Dynamical systems are sets of mathematical equations which describe how variables change in time. Most of the interesting dynamical systems have evolving states which depend somehow on the current state. This can be graphed in what’s called a phase portrait, which involves taking the system’s variables on the x and y axis, and plotting curves which show how they evolve away from their initial state. 
Here are some examples, which I created as animations in Processing. Each solution is a particle, which is dropped at a random x/y position, which then determine the evolution of the particle's position to the next position, and so on. 
You will see that some systems like to pull all the particles towards a single path, whereas some are messy and diverging.

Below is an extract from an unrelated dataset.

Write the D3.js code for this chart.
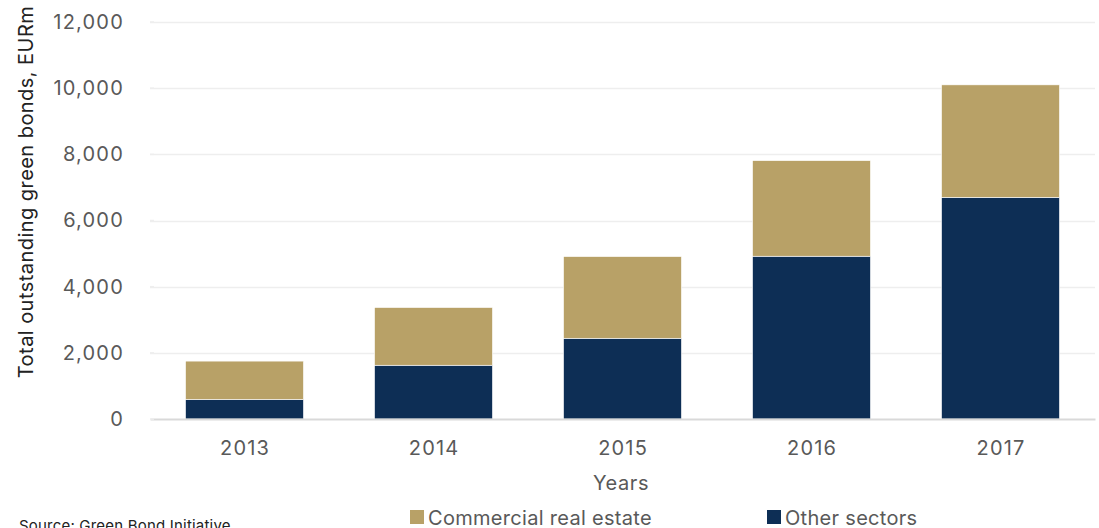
<!DOCTYPE html>
<html>
<head>
<meta charset="utf-8">
<script src="https://cdn.jsdelivr.net/npm/d3@7"></script>
<style>
  html, body { margin: 0; padding: 0; background: #fff; }
  svg { display: block; font-family: Inter, Roboto, "Noto Sans", sans-serif; }
</style>
</head>
<body>
<svg id="chart" width="1099" height="528"></svg>
<script>
// Outstanding green bonds by year, EUR millions
const years = ["2013", "2014", "2015", "2016", "2017"];
const otherSectors = [590, 1625, 2440, 4920, 6700];
const commercialRealEstate = [1160, 1745, 2470, 2890, 3400];
const yTicks = [0, 2000, 4000, 6000, 8000, 10000, 12000];
const seriesNames = ["Other sectors", "Commercial real estate"];
const seriesColors = ["#0d2e55", "#b8a167"];

const svg = d3.select("#chart");
const margin = { left: 150, right: 4, top: 22, bottom: 109 };
const W = 1099, H = 528;
const textGray = "#595959";

const x = d3.scaleBand().domain(years)
  .range([margin.left, W - margin.right])
  .paddingInner(0.376).paddingOuter(0.188);
const y = d3.scaleLinear().domain([0, 12000]).range([H - margin.bottom, margin.top]);

// gridlines
svg.append("g").selectAll("line").data(yTicks.slice(1)).join("line")
  .attr("x1", margin.left).attr("x2", W - margin.right)
  .attr("y1", d => Math.round(y(d)) + 0.5).attr("y2", d => Math.round(y(d)) + 0.5)
  .attr("stroke", "#eeeeee").attr("stroke-width", 1.5);

// stacked bars
const rows = years.map((yr, i) => ({ year: yr, "Other sectors": otherSectors[i], "Commercial real estate": commercialRealEstate[i] }));
const stack = d3.stack().keys(seriesNames)(rows);
svg.append("g").selectAll("g").data(stack).join("g")
  .attr("fill", (d, i) => seriesColors[i])
  .selectAll("rect").data(d => d).join("rect")
  .attr("x", d => x(d.data.year))
  .attr("width", x.bandwidth())
  .attr("y", d => y(d[1]))
  .attr("height", d => y(d[0]) - y(d[1]))
  .attr("stroke", "#ffffff").attr("stroke-width", 0.6);

// x axis
const xAxis = svg.append("g").attr("transform", `translate(0,${y(0)})`)
  .call(d3.axisBottom(x).tickSize(0).tickPadding(22));
xAxis.select(".domain").attr("stroke", "#d9d9d9").attr("stroke-width", 2);
xAxis.selectAll("text").attr("fill", textGray).attr("font-size", 20)
  .attr("font-family", "Inter, Roboto, sans-serif")
  .attr("letter-spacing", "1.2px").attr("dx", "0.6px");

// y axis
const yAxis = svg.append("g").attr("transform", `translate(${margin.left},0)`)
  .call(d3.axisLeft(y).tickValues(yTicks).tickFormat(d3.format(",")).tickSize(0).tickPadding(26));
yAxis.select(".domain").remove();
yAxis.selectAll("text").attr("fill", textGray).attr("font-size", 20)
  .attr("font-family", "Inter, Roboto, sans-serif")
  .attr("letter-spacing", "1.2px");
// short tick stubs next to labels
svg.append("g").selectAll("line").data(yTicks).join("line")
  .attr("x1", margin.left).attr("x2", margin.left + 4)
  .attr("y1", d => y(d)).attr("y2", d => y(d))
  .attr("stroke", "#eeeeee").attr("stroke-width", 1.5);

// axis titles
svg.append("text")
  .attr("transform", `translate(33,192) rotate(-90)`)
  .attr("text-anchor", "middle").attr("fill", "#222").attr("font-size", 20)
  .attr("letter-spacing", "0.45px")
  .text("Total outstanding green bonds, EURm");
svg.append("text")
  .attr("x", 621).attr("y", 490)
  .attr("text-anchor", "middle").attr("fill", textGray).attr("font-size", 20)
  .attr("letter-spacing", "0.6px")
  .text("Years");

// legend
const legendItems = [
  { name: "Commercial real estate", color: seriesColors[1], x: 410 },
  { name: "Other sectors", color: seriesColors[0], x: 767 }
];
const lg = svg.append("g").selectAll("g").data(legendItems).join("g")
  .attr("transform", d => `translate(${d.x},510)`);
lg.append("rect").attr("width", 14).attr("height", 14).attr("fill", d => d.color);
lg.append("text").attr("x", 18).attr("y", 14.5).attr("fill", textGray).attr("font-size", 20)
  .attr("letter-spacing", "0.3px")
  .text(d => d.name);

// source note
svg.append("text").attr("x", 19).attr("y", 531).attr("fill", "#222").attr("font-size", 15)
  .attr("letter-spacing", "0.2px")
  .text("Source: Green Bond Initiative");
</script>
</body>
</html>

These differences are important to understanding why some things in nature are stable and unchanging, whereas some never sit still. 
The Predator-Prey Equations
The first dynamical system is the Lotka–Volterra, or ‘predator-prey’ equations. It shows how the number of foxes in a forest (vertical axis) varies with the number of rabbits (horizontal axis) as they all make babies and the rabbits are eaten by the foxes. 
As the foxes eat the rabbits, their population grows, but eventually this rate reduces then reverses as the rabbit population falls and the foxes starve. As the foxes starve, fewer foxes means more rabbits, which causes the fox population to bounce back and the rabbit population to decline… and so on, producing the cyclical behaviour you can observe in the animation. 
We can see that there’s an equilibrium point about which the numbers of both tend to be stable, and that further from this point, the populations undergo wild oscillations with each nearly being wiped out before growing enormous and repeating the cycle.
The Watt Governor
Despite sounding like the utterances of a cheery Victorian street urchin, the Watt Governor is in fact a simple device for regulating an engine’s speed. It’s purely mechanical, consisting of a motor hooked up to a pulley which controls a fuel supply. If the motor spins fast, the fuel intake goes down, slowing it; if the motor spins slow, the fuel supply gets increased, and the motor speeds up. This establishes a stable equilibrium and regulates the engine’s speed. 
As a point of interest, the Watt Governor is the traditional model invoked by dynamical systems theorists and philosophers when proposing dynamical theories of mind. 
In the animation, the horizontal axis is the angle of the Watt Governor’s arms - the greater the angle, the more the slowing effect. The vertical axis is the rotational speed of the flywheel. We can see the behaviour is once again cyclical, but this time the equilibrium point is attractive, and all solutions tend towards it. This is the reason for the term ‘Governor’ in ‘Watt Governor’; unlike the predator-prey model, this system likes to settle towards its equilibrium values (which makes sense - a chaotically oscillating engine isn’t very useful).
Limit Cycles
A concept which comes up often, both in Chaos theory and in the modelling of oscillatory systems, is that of a limit cycle. A limit cycle is a looping trajectory which a large number of possible systems, regardless of their initial values, will settle into. The example provided is known as the van der Pol oscillator. 
Some fun ones
These phase portraits came up as part of my research tinkering with the equations. They don’t correspond to anything in nature as far as I know, but they make for pretty pictures. I call them “Octopus” and “Vertigo”.